Problem |
Copy out each line featuring the string "this" from the entries beneath.

Data records |

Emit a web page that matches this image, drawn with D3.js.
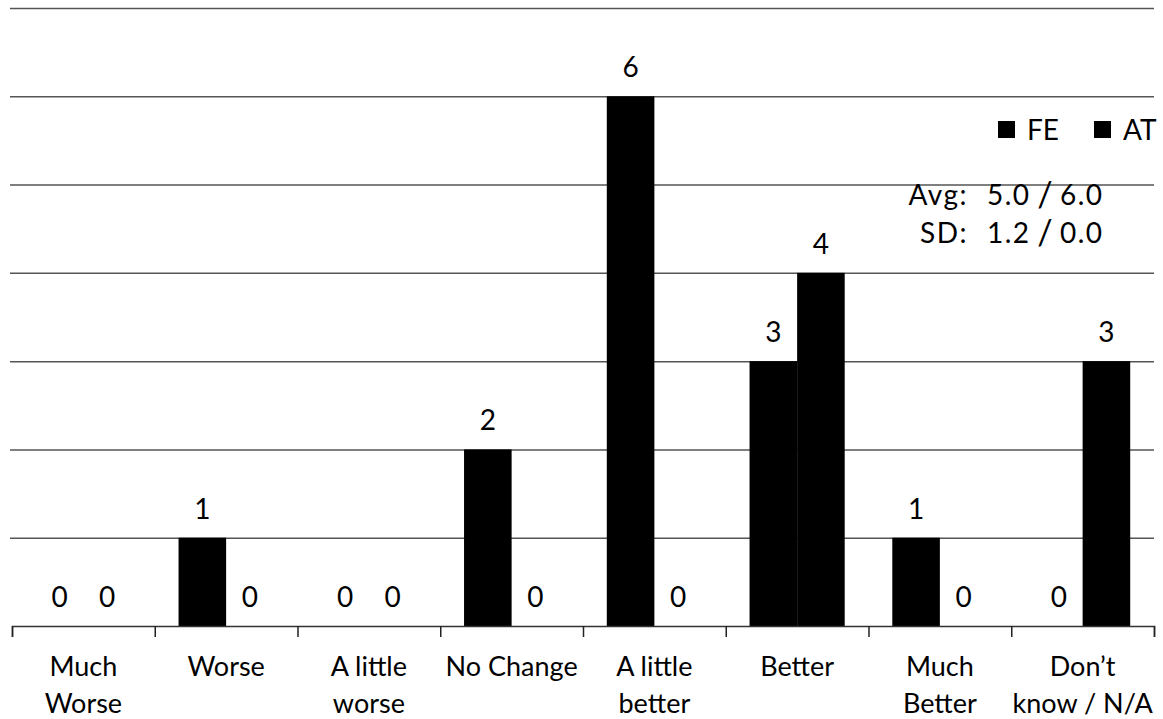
<!DOCTYPE html>
<html>
<head>
<meta charset="utf-8">
<script src="https://cdn.jsdelivr.net/npm/d3@7"></script>
<style>
	body { margin: 0; background: #fff; }
	text { font-family: Lato, "Open Sans", sans-serif; fill: #000; }
</style>
</head>
<body>
<div id="chart"></div>
<script>

// data
const categories = ['Much\nWorse', 'Worse', 'A little\nworse', 'No Change', 'A little\nbetter', 'Better', 'Much\nBetter', 'Don\u2019t\nknow / N/A'];
const series = ['FE', 'AT'];
const feValues = [0, 1, 0, 2, 6, 3, 1, 0];
const atValues = [0, 0, 0, 0, 0, 4, 0, 3];
const avgLabels = ['5.0', '6.0'];
const sdLabels = ['1.2', '0.0'];
const yTicks = [1, 2, 3, 4, 5, 6, 7];

const chartWidth = 1163;
const chartHeight = 719;
const plotLeft = 12;
const plotRight = 1154;
const plotTop = 8;
const plotBottom = 626;

const svg = d3.select('#chart')
	.append('svg')
		.attr('width', chartWidth)
		.attr('height', chartHeight);

// scales
const x0 = d3.scaleBand()
	.domain(categories)
	.range([plotLeft, plotRight])
	.padding(0);

const x1 = d3.scaleBand()
	.domain(series)
	.range([0, x0.bandwidth()])
	.paddingInner(0)
	.paddingOuter(0.5);

const y = d3.scaleLinear()
	.domain([0, 7])
	.range([plotBottom, plotTop]);

const xEdge = d3.scaleLinear()
	.domain([0, categories.length])
	.range([plotLeft, plotRight]);

// gridlines
const grid = svg.append('g')
	.attr('class', 'grid')
	.attr('transform', `translate(${plotRight}, 0)`)
	.call(d3.axisLeft(y)
		.tickValues(yTicks)
		.tickSize(plotRight - 10)
		.tickFormat(''));
grid.select('.domain').remove();
grid.selectAll('.tick line')
	.attr('stroke', '#555')
	.attr('stroke-width', 1.5);

// bars
const rows = categories.map((c, i) => ({ cat: c, values: [
	{ key: 'FE', value: feValues[i] },
	{ key: 'AT', value: atValues[i] }
] }));

const groups = svg.append('g')
	.selectAll('g')
	.data(rows)
	.join('g')
		.attr('transform', d => `translate(${x0(d.cat)}, 0)`);

groups.selectAll('rect')
	.data(d => d.values)
	.join('rect')
		.attr('x', d => x1(d.key))
		.attr('y', d => y(d.value))
		.attr('width', x1.bandwidth())
		.attr('height', d => y(0) - y(d.value))
		.attr('fill', '#000');

groups.selectAll('text')
	.data(d => d.values)
	.join('text')
		.attr('x', d => x1(d.key) + x1.bandwidth() / 2)
		.attr('y', d => y(d.value) - 19)
		.attr('text-anchor', 'middle')
		.attr('font-size', 28)
		.text(d => d.value);

// x axis with ticks at the category edges
const xAxis = svg.append('g')
	.attr('transform', `translate(0, ${plotBottom})`)
	.call(d3.axisBottom(xEdge)
		.tickValues(d3.range(categories.length + 1))
		.tickSizeOuter(0)
		.tickSize(11)
		.tickFormat(''));
xAxis.select('.domain').attr('stroke', '#333').attr('stroke-width', 1.5);
xAxis.selectAll('.tick line').attr('stroke', '#222').attr('stroke-width', 1.5);

// category labels
const labels = svg.append('g')
	.attr('transform', `translate(0, ${plotBottom})`)
	.call(d3.axisBottom(x0).tickSize(0).tickFormat(''));
labels.select('.domain').remove();

labels.selectAll('.tick')
	.append('text')
		.attr('text-anchor', 'middle')
		.attr('font-size', 27)
		.selectAll('tspan')
		.data(d => d.split('\n'))
		.join('tspan')
			.attr('x', 0)
			.attr('y', (d, i) => 50 + i * 37)
			.text(d => d);

// legend
const legend = svg.append('g');
const legendX = [998, 1094];
series.forEach((s, i) => {
	legend.append('rect')
		.attr('x', legendX[i])
		.attr('y', 121)
		.attr('width', 17)
		.attr('height', 17)
		.attr('fill', '#000');
	legend.append('text')
		.attr('x', legendX[i] + 29)
		.attr('y', 140)
		.attr('font-size', 28)
		.text(s);
});

// stats
const stats = [['Avg:', avgLabels, 205], ['SD:', sdLabels, 243]];
stats.forEach(([name, vals, yy]) => {
	svg.append('text')
		.attr('x', 968)
		.attr('y', yy)
		.attr('text-anchor', 'end')
		.attr('font-size', 28)
		.attr('letter-spacing', 1.5)
		.text(name);
	svg.append('text')
		.attr('x', 987)
		.attr('y', yy)
		.attr('font-size', 28)
		.attr('letter-spacing', 1.5)
		.text(vals[0]);
	svg.append('text')
		.attr('x', 1045)
		.attr('y', yy + 2)
		.attr('text-anchor', 'middle')
		.attr('font-size', 34)
		.text('/');
	svg.append('text')
		.attr('x', 1060)
		.attr('y', yy)
		.attr('font-size', 28)
		.attr('letter-spacing', 1.5)
		.text(vals[1]);
});

</script>
</body>
</html>
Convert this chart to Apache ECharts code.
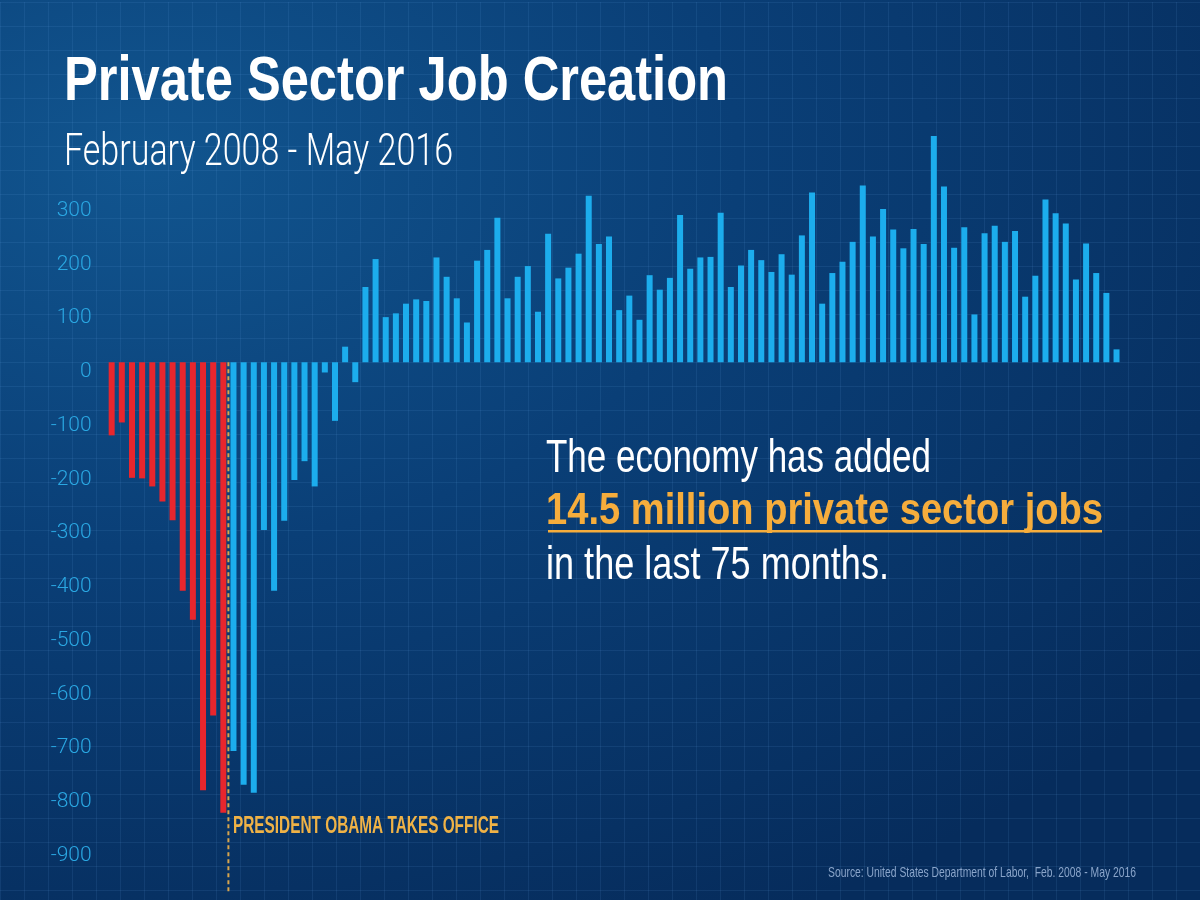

Exercise result |
Emit a web page that matches this image, drawn with D3.js.
Convert this chart to Apache ECharts code.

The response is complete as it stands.